En el siglo XIX el estilo patológico fue el tuberculoso. Sendrail llegó a plantearse si el romanticismo no era en realidad “la expresión poética de la tisis” o, al revés, la tuberculosis “el término natural de las fiebres románticas”. Para combatir el tratamiento de los tísicos se generalizaron los sanatorios, hasta convertirse en un índice del nivel sanitario de los países más avanzados.
El estilo del siglo XX estuvo muy determinado por el progresivo uso y abuso de la medicalización. Para algunos historiadores de la medicina, las enfermedades mentales fueron las que marcaron la diferencia entre la época contemporánea y las anteriores; para otros, las enfermedades cardiovasculares y las respiratorias fueron las dominantes, por estar ambas relacionadas con los veloces cambios en el entorno y las condiciones de vida. Otros especialistas han señalado al cáncer como el estilo patológico del siglo XX, en parte porque su cada vez mayor incidencia se ha relacionado --directa o indirectamente-- con la generalización de hábitos de consumo (alcohol, tabaco…) o de contaminación medioambiental.
La primera tendencia dominante en el estilo del siglo XXI ha venido marcada por la veloz y global expansión del COVID-19. Al haber sido una pandemia la que ha provocado el primer gran colapso planetario de esta centuria, nos ha obligado a preguntarnos por las respuestas individuales y colectivas que se dieron a los grandes contagios de siglos anteriores. Del mismo modo que durante la Peste Negra se contribuyó al desarrollo de normas diagnósticas, de aislamiento o de cuarentena sin conocer las causas de aquella enfermedad, también hoy día hemos recuperado medidas similares por el temor al contagio y el miedo a la muerte, sin conocer en detalle la etiología del coronavirus. Y aquí acaban las similitudes.

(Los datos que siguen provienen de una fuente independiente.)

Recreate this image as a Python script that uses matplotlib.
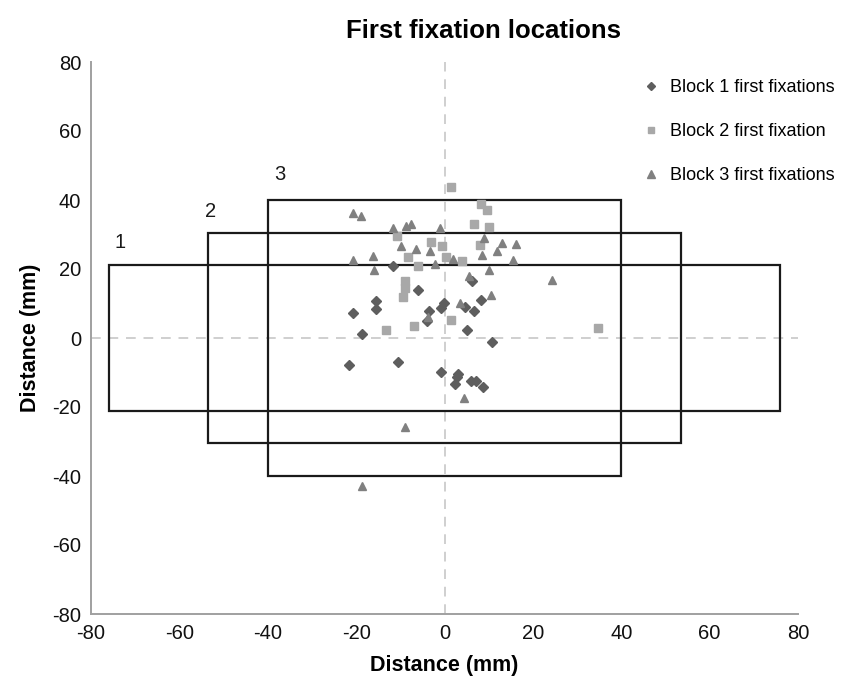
import matplotlib
matplotlib.use("Agg")
import matplotlib.pyplot as plt
from matplotlib.patches import Rectangle

plt.rcParams['font.family'] = ['Liberation Sans', 'DejaVu Sans']
plt.rcParams['axes.unicode_minus'] = False

# Block 1 first fixations (diamonds)
b1_x = [-11.6, 6.3, -5.9, -15.5, -15.5, -20.6, 8.2, -0.1, -0.9, 4.6, 6.7, -3.4, -4.0,
        5.2, -18.7, 10.8, -21.6, -10.5, -0.7, 3.0, 2.8, 6.1, 7.1, 2.4, 8.8]
b1_y = [21.0, 16.4, 13.8, 10.8, 8.4, 7.2, 11.1, 10.1, 8.7, 9.0, 7.9, 7.7, 4.8,
        2.2, 1.2, -1.3, -7.7, -7.0, -9.8, -10.3, -11.3, -12.4, -12.6, -13.3, -14.1]

# Block 2 first fixation (squares)
b2_x = [1.4, 8.2, 9.6, 6.7, 10.1, -10.8, -3.1, -0.6, 8.0, -8.3, 0.3, 3.9, -6.0,
        -8.9, -8.9, -9.5, 1.4, -6.8, -13.2, 34.7]
b2_y = [43.7, 38.8, 37.0, 33.0, 32.2, 29.7, 27.8, 26.8, 27.1, 23.4, 23.4, 22.2, 20.8,
        16.4, 14.6, 11.9, 5.3, 3.6, 2.2, 2.9]

# Block 3 first fixations (triangles)
b3_x = [-20.6, -19.0, -8.6, -7.6, -11.7, -1.1, 9.0, 12.9, 16.2, -9.8, -6.4, -3.3, 11.9,
        8.5, -16.1, -20.6, 2.0, 15.4, -2.1, -15.9, 10.0, 5.5, 24.3, 10.5, 3.5, -3.7,
        4.5, -8.9, -18.6]
b3_y = [36.2, 35.5, 32.6, 33.0, 31.9, 31.8, 29.0, 27.5, 27.3, 26.8, 25.8, 25.2, 25.2,
        24.1, 23.7, 22.7, 22.9, 22.6, 21.4, 19.8, 19.8, 18.1, 16.7, 12.6, 10.1, 6.0,
        -17.4, -25.9, -42.8]

# Boxes (half widths / half heights) and labels
box_names = ["1", "2", "3"]
box_hw = [76.0, 53.6, 40.0]
box_hh = [21.2, 30.3, 40.0]
box_label_x = [-73.4, -52.9, -37.2]
box_label_y = [27.6, 36.7, 47.5]

ticks = [-80, -60, -40, -20, 0, 20, 40, 60, 80]

fig = plt.figure(figsize=(8.58, 6.82), dpi=100)
ax = fig.add_axes([91/858, 68/682, (798-91)/858, (614-62)/682])

ax.axhline(0, color='#cfcfcf', lw=1.4, ls=(0, (5, 4)), zorder=1)
ax.axvline(0, color='#cfcfcf', lw=1.4, ls=(0, (5, 4)), zorder=1)

for hw, hh, name, lx, ly in zip(box_hw, box_hh, box_names, box_label_x, box_label_y):
    ax.add_patch(Rectangle((-hw, -hh), 2*hw, 2*hh, fill=False, ec='#1a1a1a', lw=1.6, zorder=2))
    ax.text(lx, ly, name, fontsize=14.5, ha='center', va='center', color='#1a1a1a')

ax.plot(b1_x, b1_y, ls='none', marker='D', ms=4.8, color='#5e5e5e', mec='#5e5e5e',
        label='Block 1 first fixations', zorder=3)
ax.plot(b2_x, b2_y, ls='none', marker='s', ms=5.4, color='#a8a8a8', mec='#a8a8a8',
        label='Block 2 first fixation', zorder=3)
ax.plot(b3_x, b3_y, ls='none', marker='^', ms=6.2, color='#808080', mec='#808080',
        label='Block 3 first fixations', zorder=3)

ax.set_xlim(-80, 80)
ax.set_ylim(-80, 80)
ax.set_xticks(ticks)
ax.set_yticks(ticks)
ax.tick_params(length=0, labelsize=14.5, pad=7, colors='#111111')
for s in ['top', 'right']:
    ax.spines[s].set_visible(False)
for s in ['left', 'bottom']:
    ax.spines[s].set_color('#a0a0a0')
    ax.spines[s].set_linewidth(1.4)

ax.set_xlabel('Distance (mm)', fontsize=15.5, fontweight='bold', labelpad=9)
ax.set_ylabel('Distance (mm)', fontsize=15.5, fontweight='bold', labelpad=8)

fig.text(483/858, 1 - 31/682, 'First fixation locations', fontsize=18.5,
         fontweight='bold', ha='center', va='center')

leg = ax.legend(loc='upper left', bbox_to_anchor=(637/858, 1 - 70/682),
                bbox_transform=fig.transFigure, frameon=False, fontsize=13,
                markerscale=0.85, handlelength=0.6, handletextpad=0.7,
                labelspacing=1.5, borderpad=0)

fig.savefig('out.png', dpi=100)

Decía Lucrecio que tanto distinguen el color y los rasgos a los hombres como las enfermedades particulares. Ahora, dos mil años más tarde, bien podríamos matizar los términos de su sentencia, y afirmar que los seres humanos apenas se diferencian por sus rasgos ni por sus enfermedades. En cualquier caso, todavía es pronto para definir el estilo del presente siglo. Ahora, solo cabe especular y proyectar tendencias a partir de la globalización e intensidad y velocidad del contagio.
Cuando se detenga el confinamiento, despertemos de la hibernación y salgamos a la calle, el mundo será diferente, queramos o no, aunque el escenario sea el mismo. Y no sólo dudaremos si elegir entre libertad y seguridad --como muchos afirman--, también lo tendremos que hacer entre opciones más extremas y decisivas: ¿solidaridad o delación? ¿paz o locura? Quizás sea ese, y no otro, el nuevo estilo patológico del siglo XXI: dudar mientras caminamos por el borde del acantilado.